Published 5:17 am Tuesday, December 22, 2015

Oregon’s poorly conceived minimum wage law — like so many Oregon laws the product of a half-baked ballot initiative — has abused farmers, ranchers, food processors and other businesses large and small since it went into effect 11 years ago.

It has also abused their employees.

The law calls for Oregon’s minimum wage to automatically increase each year based on the U.S. City Average Consumer Price Index for All Urban Consumers. That means when the cost of living goes up in U.S. cities, the minimum wage across Oregon must increase by the same percentage. Whether a business is in booming Portland or tiny Mitchell, Ore., population 130, the minimum wage must be the same.

The problem: Oregon’s minimum wage often goes up even when the rural cost of living goes down or stays the same.

The impact can be significant. In John Day, the McDonald’s recently closed its doors because of the “low economics of the situation,” its owner said. In an area with 9.1 percent unemployment the loss of 18 jobs was a big deal.

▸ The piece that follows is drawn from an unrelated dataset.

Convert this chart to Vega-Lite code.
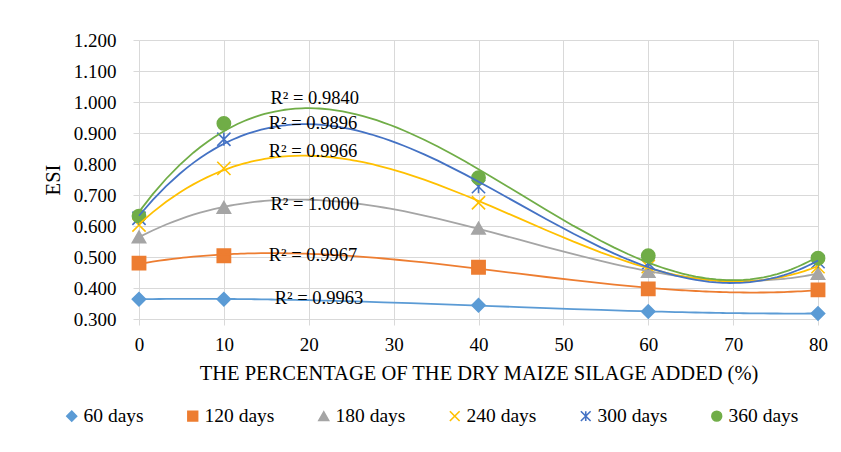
{
  "$schema": "https://vega.github.io/schema/vega-lite/v6.json",
  "width": 679,
  "height": 279,
  "autosize": {"type": "none"},
  "padding": {"left": 139, "top": 40, "right": 23, "bottom": 133},
  "background": "white",
  "config": {
    "font": "Liberation Serif",
    "view": {"stroke": null},
    "axis": {
      "labelFont": "Liberation Serif",
      "labelFontSize": 19,
      "labelColor": "#000000",
      "titleFont": "Liberation Serif",
      "titleFontSize": 20.5,
      "titleFontWeight": "normal",
      "titleColor": "#000000",
      "gridColor": "#D9D9D9",
      "gridWidth": 1,
      "gridOpacity": 1,
      "domain": false,
      "tickColor": "#D9D9D9",
      "tickSize": 6,
      "tickWidth": 1
    }
  },
  "datasets": {
    "points": [
      {"series": "60 days", "pct": 0, "esi": 0.364},
      {"series": "60 days", "pct": 10, "esi": 0.364},
      {"series": "60 days", "pct": 40, "esi": 0.344},
      {"series": "60 days", "pct": 60, "esi": 0.324},
      {"series": "60 days", "pct": 80, "esi": 0.318},
      {"series": "120 days", "pct": 0, "esi": 0.480},
      {"series": "120 days", "pct": 10, "esi": 0.504},
      {"series": "120 days", "pct": 40, "esi": 0.467},
      {"series": "120 days", "pct": 60, "esi": 0.397},
      {"series": "120 days", "pct": 80, "esi": 0.394},
      {"series": "180 days", "pct": 0, "esi": 0.565},
      {"series": "180 days", "pct": 10, "esi": 0.660},
      {"series": "180 days", "pct": 40, "esi": 0.593},
      {"series": "180 days", "pct": 60, "esi": 0.453},
      {"series": "180 days", "pct": 80, "esi": 0.447},
      {"series": "240 days", "pct": 0, "esi": 0.603},
      {"series": "240 days", "pct": 10, "esi": 0.786},
      {"series": "240 days", "pct": 40, "esi": 0.675},
      {"series": "240 days", "pct": 60, "esi": 0.469},
      {"series": "240 days", "pct": 80, "esi": 0.469},
      {"series": "300 days", "pct": 0, "esi": 0.625},
      {"series": "300 days", "pct": 10, "esi": 0.880},
      {"series": "300 days", "pct": 40, "esi": 0.727},
      {"series": "300 days", "pct": 60, "esi": 0.480},
      {"series": "300 days", "pct": 80, "esi": 0.485},
      {"series": "360 days", "pct": 0, "esi": 0.632},
      {"series": "360 days", "pct": 10, "esi": 0.931},
      {"series": "360 days", "pct": 40, "esi": 0.756},
      {"series": "360 days", "pct": 60, "esi": 0.504},
      {"series": "360 days", "pct": 80, "esi": 0.496}
    ],
    "labels": [
      {"pct": 20.7, "esi": 1.014, "label": "R² = 0.9840"},
      {"pct": 20.5, "esi": 0.932, "label": "R² = 0.9896"},
      {"pct": 20.5, "esi": 0.841, "label": "R² = 0.9966"},
      {"pct": 20.7, "esi": 0.670, "label": "R² = 1.0000"},
      {"pct": 20.5, "esi": 0.506, "label": "R² = 0.9967"},
      {"pct": 21.2, "esi": 0.367, "label": "R² = 0.9963"}
    ]
  },
  "layer": [
    {
      "data": {"name": "points"},
      "mark": {"type": "point", "filled": true, "size": 175, "opacity": 1, "strokeWidth": 1.6},
      "encoding": {
        "x": {
          "field": "pct", "type": "quantitative",
          "scale": {"domain": [0, 80], "nice": false},
          "axis": {"tickCount": 8, "title": "THE PERCENTAGE OF THE DRY MAIZE SILAGE ADDED (%)", "labelPadding": 10, "titlePadding": 9, "labelOverlap": false, "labelFlush": false}
        },
        "y": {
          "field": "esi", "type": "quantitative",
          "scale": {"domain": [0.3, 1.2], "nice": false, "zero": false},
          "axis": {"tickCount": 9, "format": ".3f", "title": "ESI", "labelPadding": 17, "titlePadding": 10, "labelOverlap": false, "labelSeparation": 0, "labelBound": false}
        },
        "color": {
          "field": "series", "type": "nominal",
          "scale": {
            "domain": ["60 days", "120 days", "180 days", "240 days", "300 days", "360 days"],
            "range": ["#5B9BD5", "#ED7D31", "#A5A5A5", "#FFC000", "#4472C4", "#70AD47"]
          },
          "legend": {
            "title": null,
            "orient": "none",
            "legendX": -77,
            "legendY": 366,
            "direction": "horizontal",
            "columns": 6,
            "columnPadding": 39,
            "labelFont": "Liberation Serif",
            "labelFontSize": 19.5,
            "labelColor": "#000000",
            "labelOffset": 2,
            "symbolSize": 95,
            "symbolStrokeWidth": 1.6,
            "encode": {"symbols": {"update": {"stroke": {"scale": "color", "field": "value"}}}}
          }
        },
        "shape": {
          "field": "series", "type": "nominal",
          "scale": {
            "domain": ["60 days", "120 days", "180 days", "240 days", "300 days", "360 days"],
            "range": ["diamond", "square", "triangle-up", "M-1,-1L1,1M1,-1L-1,1", "M-1,-1L1,1M1,-1L-1,1M0,-1L0,1", "circle"]
          }
        },
        "stroke": {
          "field": "series", "type": "nominal",
          "scale": {
            "domain": ["60 days", "120 days", "180 days", "240 days", "300 days", "360 days"],
            "range": ["#5B9BD5", "#ED7D31", "#A5A5A5", "#FFC000", "#4472C4", "#70AD47"]
          },
          "legend": null
        }
      }
    },
    {
      "data": {"name": "points"},
      "transform": [
        {"regression": "esi", "on": "pct", "groupby": ["series"], "method": "poly", "order": 3, "extent": [0, 80]}
      ],
      "mark": {"type": "line", "strokeWidth": 1.8},
      "encoding": {
        "x": {"field": "pct", "type": "quantitative"},
        "y": {"field": "esi", "type": "quantitative"},
        "color": {"field": "series", "type": "nominal", "legend": null}
      }
    },
    {
      "data": {"name": "labels"},
      "mark": {"type": "text", "font": "Liberation Serif", "fontSize": 18.5, "color": "#000000"},
      "encoding": {
        "x": {"field": "pct", "type": "quantitative"},
        "y": {"field": "esi", "type": "quantitative"},
        "text": {"field": "label", "type": "nominal"}
      }
    }
  ]
}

While minimum wage increases over the years are not the sole reason for the loss of those jobs, they were a contributing factor.

Across Oregon, farmers who depend on temporary workers for harvest and other hand work have had to tighten their budgets to cover higher minimum wages.

We remind those of our readers unfamiliar with agriculture that farmers and ranchers are generally price-takers, meaning they cannot unilaterally raise prices as expenses such as payroll increase.

Comes now an idea that at least acknowledges the fact that the economy in Portland is vastly different from elsewhere in the state. Sen. Michael Dembrow, chairman of the Oregon Senate Workforce Committee, has proposed three regional minimum wages in Oregon. The minimum wage would be highest in Portland and lowest in rural Oregon.

“We needed to take into account cost of living and economic vitality in different parts of the state,” he told reporter Paris Achen of our Capital Bureau, a collaboration between EO Media Group, which owns the Capital Press, and Pamplin Media Group.

The proposal, the details of which have not yet been determined, is aimed at averting a ballot initiative that would jump Oregon’s statewide minimum wage to $15 an hour. Another initiative would increase it to $13.50 and give cities the authority to increase it more.

Either initiative would hammer farmers, ranchers and food processors. Dembrow’s proposal represents a compromise that would soften the blow to the rural economy.

Though we’re still against constant efforts to increase the minimum wage, we do appreciate the senator’s recognition that Oregon’s rural economy is in a far more precarious condition than the state’s urban economies.